> [Problem to solve] Transcribe the material exactly. Images do not belong in the copy.

> [Data lines]
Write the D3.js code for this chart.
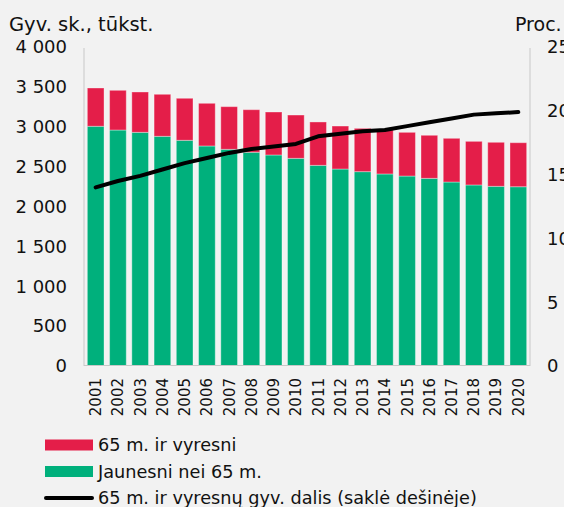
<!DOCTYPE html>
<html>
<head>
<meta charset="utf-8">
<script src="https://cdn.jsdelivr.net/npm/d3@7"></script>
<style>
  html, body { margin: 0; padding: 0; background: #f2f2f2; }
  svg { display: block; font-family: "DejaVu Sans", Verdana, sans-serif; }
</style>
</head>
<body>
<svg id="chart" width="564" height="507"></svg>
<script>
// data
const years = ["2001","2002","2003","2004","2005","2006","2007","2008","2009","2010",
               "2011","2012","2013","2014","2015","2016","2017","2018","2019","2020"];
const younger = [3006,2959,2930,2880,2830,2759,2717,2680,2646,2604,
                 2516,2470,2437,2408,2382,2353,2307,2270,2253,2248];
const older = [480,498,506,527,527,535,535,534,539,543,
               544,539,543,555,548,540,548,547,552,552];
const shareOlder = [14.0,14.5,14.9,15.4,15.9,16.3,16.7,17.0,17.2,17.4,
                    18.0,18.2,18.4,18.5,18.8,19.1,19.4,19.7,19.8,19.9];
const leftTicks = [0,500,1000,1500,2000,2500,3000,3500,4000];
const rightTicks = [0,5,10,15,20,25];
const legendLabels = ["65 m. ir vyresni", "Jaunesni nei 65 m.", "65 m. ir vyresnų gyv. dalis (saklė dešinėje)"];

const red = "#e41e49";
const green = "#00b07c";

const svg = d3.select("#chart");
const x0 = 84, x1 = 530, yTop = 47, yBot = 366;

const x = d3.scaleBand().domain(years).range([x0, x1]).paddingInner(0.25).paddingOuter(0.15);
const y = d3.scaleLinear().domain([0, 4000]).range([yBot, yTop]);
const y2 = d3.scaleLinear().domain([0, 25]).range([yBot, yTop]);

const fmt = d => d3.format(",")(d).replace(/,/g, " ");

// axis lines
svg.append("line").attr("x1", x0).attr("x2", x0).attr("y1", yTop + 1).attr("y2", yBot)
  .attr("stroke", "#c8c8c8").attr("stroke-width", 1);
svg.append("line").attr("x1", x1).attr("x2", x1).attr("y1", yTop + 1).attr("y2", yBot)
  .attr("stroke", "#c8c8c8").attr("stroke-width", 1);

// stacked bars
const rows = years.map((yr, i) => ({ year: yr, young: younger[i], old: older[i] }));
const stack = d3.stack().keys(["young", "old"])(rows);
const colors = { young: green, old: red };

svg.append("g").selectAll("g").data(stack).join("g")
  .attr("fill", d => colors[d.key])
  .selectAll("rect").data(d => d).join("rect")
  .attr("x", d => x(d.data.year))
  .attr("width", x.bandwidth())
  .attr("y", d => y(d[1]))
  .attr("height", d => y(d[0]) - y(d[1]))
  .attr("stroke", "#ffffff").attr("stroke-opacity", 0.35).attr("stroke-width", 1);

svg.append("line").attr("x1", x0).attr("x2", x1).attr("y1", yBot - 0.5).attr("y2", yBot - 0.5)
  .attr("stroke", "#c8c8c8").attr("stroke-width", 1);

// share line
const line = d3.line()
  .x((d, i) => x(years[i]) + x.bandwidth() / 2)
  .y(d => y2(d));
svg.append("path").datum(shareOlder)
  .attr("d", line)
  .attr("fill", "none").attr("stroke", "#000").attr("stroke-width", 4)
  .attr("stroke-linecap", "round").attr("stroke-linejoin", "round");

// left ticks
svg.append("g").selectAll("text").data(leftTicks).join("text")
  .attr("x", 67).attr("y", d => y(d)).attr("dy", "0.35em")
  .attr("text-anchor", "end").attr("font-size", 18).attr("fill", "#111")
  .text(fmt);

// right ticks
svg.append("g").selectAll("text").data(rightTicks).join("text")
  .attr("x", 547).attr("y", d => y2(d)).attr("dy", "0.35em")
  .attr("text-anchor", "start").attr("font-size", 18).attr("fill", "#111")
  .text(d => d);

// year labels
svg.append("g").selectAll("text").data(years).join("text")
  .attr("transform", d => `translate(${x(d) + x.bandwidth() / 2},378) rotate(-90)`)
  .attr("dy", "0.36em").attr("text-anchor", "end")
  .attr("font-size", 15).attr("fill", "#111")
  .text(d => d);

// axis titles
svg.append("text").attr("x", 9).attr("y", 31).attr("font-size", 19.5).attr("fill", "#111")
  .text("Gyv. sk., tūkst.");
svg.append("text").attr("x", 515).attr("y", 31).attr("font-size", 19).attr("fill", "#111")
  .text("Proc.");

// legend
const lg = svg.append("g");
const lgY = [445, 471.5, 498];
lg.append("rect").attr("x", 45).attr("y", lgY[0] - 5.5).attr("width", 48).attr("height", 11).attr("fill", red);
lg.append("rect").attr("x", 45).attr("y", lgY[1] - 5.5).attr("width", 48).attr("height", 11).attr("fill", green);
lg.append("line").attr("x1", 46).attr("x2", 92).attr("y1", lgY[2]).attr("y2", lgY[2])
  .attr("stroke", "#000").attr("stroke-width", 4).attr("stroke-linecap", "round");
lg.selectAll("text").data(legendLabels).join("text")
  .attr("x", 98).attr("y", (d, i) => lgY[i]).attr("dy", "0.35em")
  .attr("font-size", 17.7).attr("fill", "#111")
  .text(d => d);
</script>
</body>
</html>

> [Written solution]
Write the D3.js code for this chart.
<!DOCTYPE html>
<html>
<head>
<meta charset="utf-8">
<script src="https://cdn.jsdelivr.net/npm/d3@7"></script>
<style>
  html, body { margin: 0; padding: 0; background: #f2f2f2; }
  svg { display: block; font-family: "DejaVu Sans", Verdana, sans-serif; }
</style>
</head>
<body>
<svg id="chart" width="564" height="507"></svg>
<script>
// data
const years = ["2001","2002","2003","2004","2005","2006","2007","2008","2009","2010",
               "2011","2012","2013","2014","2015","2016","2017","2018","2019","2020"];
const younger = [3006,2959,2930,2880,2830,2759,2717,2680,2646,2604,
                 2516,2470,2437,2408,2382,2353,2307,2270,2253,2248];
const older = [480,498,506,527,527,535,535,534,539,543,
               544,539,543,555,548,540,548,547,552,552];
const shareOlder = [14.0,14.5,14.9,15.4,15.9,16.3,16.7,17.0,17.2,17.4,
                    18.0,18.2,18.4,18.5,18.8,19.1,19.4,19.7,19.8,19.9];
const leftTicks = [0,500,1000,1500,2000,2500,3000,3500,4000];
const rightTicks = [0,5,10,15,20,25];
const legendLabels = ["65 m. ir vyresni", "Jaunesni nei 65 m.", "65 m. ir vyresnų gyv. dalis (saklė dešinėje)"];

const red = "#e41e49";
const green = "#00b07c";

const svg = d3.select("#chart");
const x0 = 84, x1 = 530, yTop = 47, yBot = 366;

const x = d3.scaleBand().domain(years).range([x0, x1]).paddingInner(0.25).paddingOuter(0.15);
const y = d3.scaleLinear().domain([0, 4000]).range([yBot, yTop]);
const y2 = d3.scaleLinear().domain([0, 25]).range([yBot, yTop]);

const fmt = d => d3.format(",")(d).replace(/,/g, " ");

// axis lines
svg.append("line").attr("x1", x0).attr("x2", x0).attr("y1", yTop + 1).attr("y2", yBot)
  .attr("stroke", "#c8c8c8").attr("stroke-width", 1);
svg.append("line").attr("x1", x1).attr("x2", x1).attr("y1", yTop + 1).attr("y2", yBot)
  .attr("stroke", "#c8c8c8").attr("stroke-width", 1);

// stacked bars
const rows = years.map((yr, i) => ({ year: yr, young: younger[i], old: older[i] }));
const stack = d3.stack().keys(["young", "old"])(rows);
const colors = { young: green, old: red };

svg.append("g").selectAll("g").data(stack).join("g")
  .attr("fill", d => colors[d.key])
  .selectAll("rect").data(d => d).join("rect")
  .attr("x", d => x(d.data.year))
  .attr("width", x.bandwidth())
  .attr("y", d => y(d[1]))
  .attr("height", d => y(d[0]) - y(d[1]))
  .attr("stroke", "#ffffff").attr("stroke-opacity", 0.35).attr("stroke-width", 1);

svg.append("line").attr("x1", x0).attr("x2", x1).attr("y1", yBot - 0.5).attr("y2", yBot - 0.5)
  .attr("stroke", "#c8c8c8").attr("stroke-width", 1);

// share line
const line = d3.line()
  .x((d, i) => x(years[i]) + x.bandwidth() / 2)
  .y(d => y2(d));
svg.append("path").datum(shareOlder)
  .attr("d", line)
  .attr("fill", "none").attr("stroke", "#000").attr("stroke-width", 4)
  .attr("stroke-linecap", "round").attr("stroke-linejoin", "round");

// left ticks
svg.append("g").selectAll("text").data(leftTicks).join("text")
  .attr("x", 67).attr("y", d => y(d)).attr("dy", "0.35em")
  .attr("text-anchor", "end").attr("font-size", 18).attr("fill", "#111")
  .text(fmt);

// right ticks
svg.append("g").selectAll("text").data(rightTicks).join("text")
  .attr("x", 547).attr("y", d => y2(d)).attr("dy", "0.35em")
  .attr("text-anchor", "start").attr("font-size", 18).attr("fill", "#111")
  .text(d => d);

// year labels
svg.append("g").selectAll("text").data(years).join("text")
  .attr("transform", d => `translate(${x(d) + x.bandwidth() / 2},378) rotate(-90)`)
  .attr("dy", "0.36em").attr("text-anchor", "end")
  .attr("font-size", 15).attr("fill", "#111")
  .text(d => d);

// axis titles
svg.append("text").attr("x", 9).attr("y", 31).attr("font-size", 19.5).attr("fill", "#111")
  .text("Gyv. sk., tūkst.");
svg.append("text").attr("x", 515).attr("y", 31).attr("font-size", 19).attr("fill", "#111")
  .text("Proc.");

// legend
const lg = svg.append("g");
const lgY = [445, 471.5, 498];
lg.append("rect").attr("x", 45).attr("y", lgY[0] - 5.5).attr("width", 48).attr("height", 11).attr("fill", red);
lg.append("rect").attr("x", 45).attr("y", lgY[1] - 5.5).attr("width", 48).attr("height", 11).attr("fill", green);
lg.append("line").attr("x1", 46).attr("x2", 92).attr("y1", lgY[2]).attr("y2", lgY[2])
  .attr("stroke", "#000").attr("stroke-width", 4).attr("stroke-linecap", "round");
lg.selectAll("text").data(legendLabels).join("text")
  .attr("x", 98).attr("y", (d, i) => lgY[i]).attr("dy", "0.35em")
  .attr("font-size", 17.7).attr("fill", "#111")
  .text(d => d);
</script>
</body>
</html>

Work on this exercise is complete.